Subsequent to the filing of the original definitive proxy statement on March 26, 2020, Xerox Holdings Corporation (“Xerox”) announced on March 31, 2020 that it would no longer pursue an acquisition of HP Inc., would withdraw its exchange offer to acquire all outstanding shares of HP common stock and would no longer seek to nominate a slate of 12 director nominees for election as Directors at the annual meeting in opposition to the nominees proposed by our Board. Xerox subsequently withdrew both its director nominations and the shareholder proposal it had submitted to repeal certain provisions of, or amendments to, our Bylaws adopted after February 7, 2019.

Because Xerox is no longer seeking to nominate its slate of 12 director nominees, we are now able to once again hold a virtual annual meeting, conducted via live audio webcast, rather than an in-person annual meeting. HP has held virtual annual meetings in past years and, in light of the public health concerns relating to the ongoing novel coronavirus (COVID-19) pandemic and the protocols and recommendations that federal, state and local governments have imposed or may impose in the future, we believe a virtual meeting best supports the health and safety of our stockholders and employees, while still allowing stockholders to participate in the annual meeting.

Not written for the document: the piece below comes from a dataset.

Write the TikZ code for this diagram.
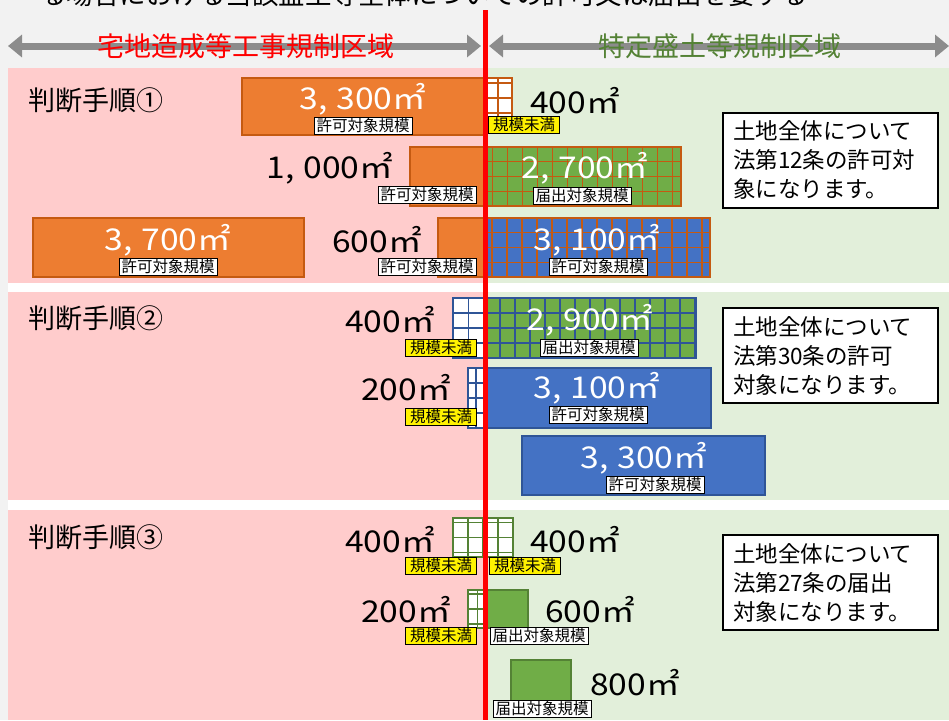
\documentclass[tikz,border=0pt]{standalone}
\usepackage{fontspec}
\setmainfont{Noto Sans CJK JP}
\newfontfamily\numfont[FakeStretch=1.12]{Noto Sans CJK JP}
\usetikzlibrary{arrows.meta,positioning}

\definecolor{bggray}{HTML}{F2F2F2}
\definecolor{zonepink}{HTML}{FFCCCC}
\definecolor{zonegreen}{HTML}{E2EFDA}
\definecolor{boxorange}{HTML}{ED7D31}
\definecolor{lineorange}{HTML}{C55A11}
\definecolor{boxblue}{HTML}{4472C4}
\definecolor{lineblue}{HTML}{2F5597}
\definecolor{boxgreen}{HTML}{70AD47}
\definecolor{linegreen}{HTML}{548235}
\definecolor{arrowgray}{HTML}{8C8C8C}
\definecolor{titlegreen}{HTML}{548235}

\tikzset{
	box/.style={draw, line width=1.5pt, inner sep=0pt},
	orangebox/.style={box, fill=boxorange, draw=lineorange},
	bluebox/.style={box, fill=boxblue, draw=lineblue},
	greenbox/.style={box, fill=boxgreen, draw=linegreen},
	orangegrid/.style={path picture={\draw[lineorange, line width=1.5pt, step=15pt] (path picture bounding box.south west) grid (path picture bounding box.north east);}},
	bluegrid/.style={path picture={\draw[lineblue, line width=1.5pt, step=15pt] (path picture bounding box.south west) grid (path picture bounding box.north east);}},
	greengrid/.style={path picture={\draw[linegreen, line width=1.5pt, step=15pt] (path picture bounding box.south west) grid (path picture bounding box.north east);}},
	bnum/.style={inner sep=0pt, font=\numfont\fontsize{30}{30}\selectfont},
	wnum/.style={bnum, text=white},
	kibo/.style={draw=black, fill=white, line width=1pt, inner xsep=2.5pt, inner ysep=1.5pt, font=\fontsize{15.5}{15.5}\selectfont},
	miman/.style={kibo, fill=yellow, inner xsep=4.5pt},
	note/.style={draw=black, fill=white, line width=2pt, align=left, text width=195pt, minimum height=95pt, inner xsep=10pt, font=\fontsize{22.5}{29}\selectfont},
	tejun/.style={anchor=west, inner sep=0pt, font=\fontsize{27}{27}\selectfont},
	zonetitle/.style={inner sep=0pt, font=\fontsize{27}{27}\selectfont},
	zonearrow/.style={arrowgray, line width=7pt, {Triangle[width=22pt,length=14pt]}-{Triangle[width=22pt,length=14pt]}},
}

\begin{document}
\begin{tikzpicture}[x=1pt,y=-1pt]
	\useasboundingbox (0,0) rectangle (949,720);
	\clip (0,0) rectangle (949,720);
	
	% Draw background
	\fill[bggray] (0,0) rectangle (949,720);
	\fill[white] (8,68) rectangle (949,720);
	\fill[zonepink] (8,68) rectangle (485,283);
	\fill[zonegreen] (485,68) rectangle (949,283);
	\fill[zonepink] (8,292) rectangle (485,500);
	\fill[zonegreen] (485,292) rectangle (949,500);
	\fill[zonepink] (8,510) rectangle (485,720);
	\fill[zonegreen] (485,510) rectangle (949,720);
	
	% Draw header
	\node[anchor=base west, inner sep=0pt, font=\fontsize{26.5}{26.5}\selectfont] (lead) at (40,5) {る場合における当該盛土等全体についての許可又は届出を要する};
	\coordinate (takuL) at (8,46);
	\coordinate (takuR) at (481,46);
	\coordinate (tokuL) at (489,46);
	\coordinate (tokuR) at (949,46);
	\draw[zonearrow] (takuL) -- (takuR);
	\draw[zonearrow] (tokuL) -- (tokuR);
	\node[zonetitle, text=red] (taku) at (246,46) {宅地造成等工事規制区域};
	\node[zonetitle, text=titlegreen] (toku) at (720,46) {特定盛土等規制区域};
	
	% Draw step 1
	\node[tejun] (tejun1) at (28,100) {判断手順①};
	\node[orangebox, minimum width=242pt, minimum height=57pt] (o1) at (363,106.5) {};
	\node[box, fill=white, draw=lineorange, orangegrid, minimum width=28pt, minimum height=40pt] (g1) at (498,98) {};
	\node[orangebox, minimum width=74pt, minimum height=59pt] (o2) at (447,176.5) {};
	\node[greenbox, draw=lineorange, orangegrid, minimum width=197pt, minimum height=59pt] (g2) at (582.5,176.5) {};
	\node[orangebox, minimum width=271pt, minimum height=59pt] (o3) at (168.5,247.5) {};
	\node[orangebox, minimum width=46pt, minimum height=59pt] (o4) at (461,247.5) {};
	\node[bluebox, draw=lineorange, orangegrid, minimum width=226pt, minimum height=59pt] (g3) at (597,247.5) {};
	
	\node[wnum] (a3300) at (363,99) {3,\hspace{0.3em}300㎡};
	\node[kibo] (k1) at (363,126) {許可対象規模};
	\node[bnum] (a400) at (575,101) {400㎡};
	\node[miman] (m1) at (524,125) {規模未満};
	\node[bnum] (a1000) at (330,168) {1,\hspace{0.3em}000㎡};
	\node[wnum] (a2700) at (585,168) {2,\hspace{0.3em}700㎡};
	\node[kibo] (k2) at (427,195) {許可対象規模};
	\node[kibo] (k3) at (582,196) {届出対象規模};
	\node[wnum] (a3700) at (168,240) {3,\hspace{0.3em}700㎡};
	\node[kibo] (k4) at (168,267) {許可対象規模};
	\node[bnum] (a600) at (377,240) {600㎡};
	\node[kibo] (k5) at (427,267) {許可対象規模};
	\node[wnum] (a3100) at (597,240) {3,\hspace{0.3em}100㎡};
	\node[kibo] (k6) at (598,267) {許可対象規模};
	\node[note] (note1) at (830.5,160) {土地全体について\\法第12条の許可対\\象になります。};
	
	% Draw step 2
	\node[tejun] (tejun2) at (28,318) {判断手順②};
	\node[box, fill=white, draw=lineblue, bluegrid, minimum width=31pt, minimum height=60pt] (g4) at (468.5,328) {};
	\node[greenbox, draw=lineblue, bluegrid, minimum width=212pt, minimum height=60pt] (g5) at (590,328) {};
	\node[box, fill=white, draw=lineblue, bluegrid, minimum width=16pt, minimum height=60pt] (g6) at (476,398) {};
	\node[bluebox, minimum width=227pt, minimum height=60pt] (b1) at (597.5,398) {};
	\node[bluebox, minimum width=243pt, minimum height=59pt] (b2) at (643.5,465.5) {};
	
	\node[bnum] (b400) at (390,320) {400㎡};
	\node[miman] (m2) at (441,348) {規模未満};
	\node[wnum] (b2900) at (590,320) {2,\hspace{0.3em}900㎡};
	\node[kibo] (k7) at (589,348) {届出対象規模};
	\node[bnum] (b200) at (406,388) {200㎡};
	\node[miman] (m3) at (441,417) {規模未満};
	\node[wnum] (b3100) at (597,388) {3,\hspace{0.3em}100㎡};
	\node[kibo] (k8) at (598,415) {許可対象規模};
	\node[wnum] (b3300) at (644,458) {3,\hspace{0.3em}300㎡};
	\node[kibo] (k9) at (655,485) {許可対象規模};
	\node[note] (note2) at (830.5,355.5) {土地全体について\\法第30条の許可\\対象になります。};
	
	% Draw step 3
	\node[tejun] (tejun3) at (28,537) {判断手順③};
	\node[box, fill=white, draw=linegreen, greengrid, minimum width=60pt, minimum height=39pt] (g7) at (483,537.5) {};
	\node[box, fill=white, draw=linegreen, greengrid, minimum width=19pt, minimum height=38pt] (g8) at (477.5,609) {};
	\node[greenbox, minimum width=41pt, minimum height=38pt] (gr1) at (507.5,609) {};
	\node[greenbox, minimum width=60pt, minimum height=52pt] (gr2) at (541,686) {};
	
	\node[bnum] (c400) at (390,540) {400㎡};
	\node[miman] (m4) at (441,566) {規模未満};
	\node[bnum] (c400r) at (575,540) {400㎡};
	\node[miman] (m5) at (525,566) {規模未満};
	\node[bnum] (c200) at (406,610) {200㎡};
	\node[miman] (m6) at (441,636) {規模未満};
	\node[bnum] (c600) at (590,610) {600㎡};
	\node[kibo] (k10) at (539,636) {届出対象規模};
	\node[bnum] (c800) at (635,683) {800㎡};
	\node[kibo] (k11) at (542,709) {届出対象規模};
	\node[note] (note3) at (830.5,582.5) {土地全体について\\法第27条の届出\\対象になります。};
	
	% Draw boundary line
	\coordinate (lineT) at (485,10);
	\coordinate (lineB) at (485,720);
	\draw[red, line width=5pt] (lineT) -- (lineB);
	
\end{tikzpicture}
\end{document}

While Xerox has withdrawn its director nominees, the election of our Director nominees is still subject to a plurality voting standard. Our Bylaws provide that plurality voting will apply where we have received notice that a stockholder has nominated a person for election to the Board in accordance with our Bylaws and such nomination has not been withdrawn on or prior to the tenth day preceding the date we first mailed our notice of meeting for such annual meeting. Because Xerox withdrew its nominations after we commenced mailing of the original definitive proxy statement to stockholders on March 26, 2020, the election of Directors at the annual meeting will continue to be subject to a plurality voting standard.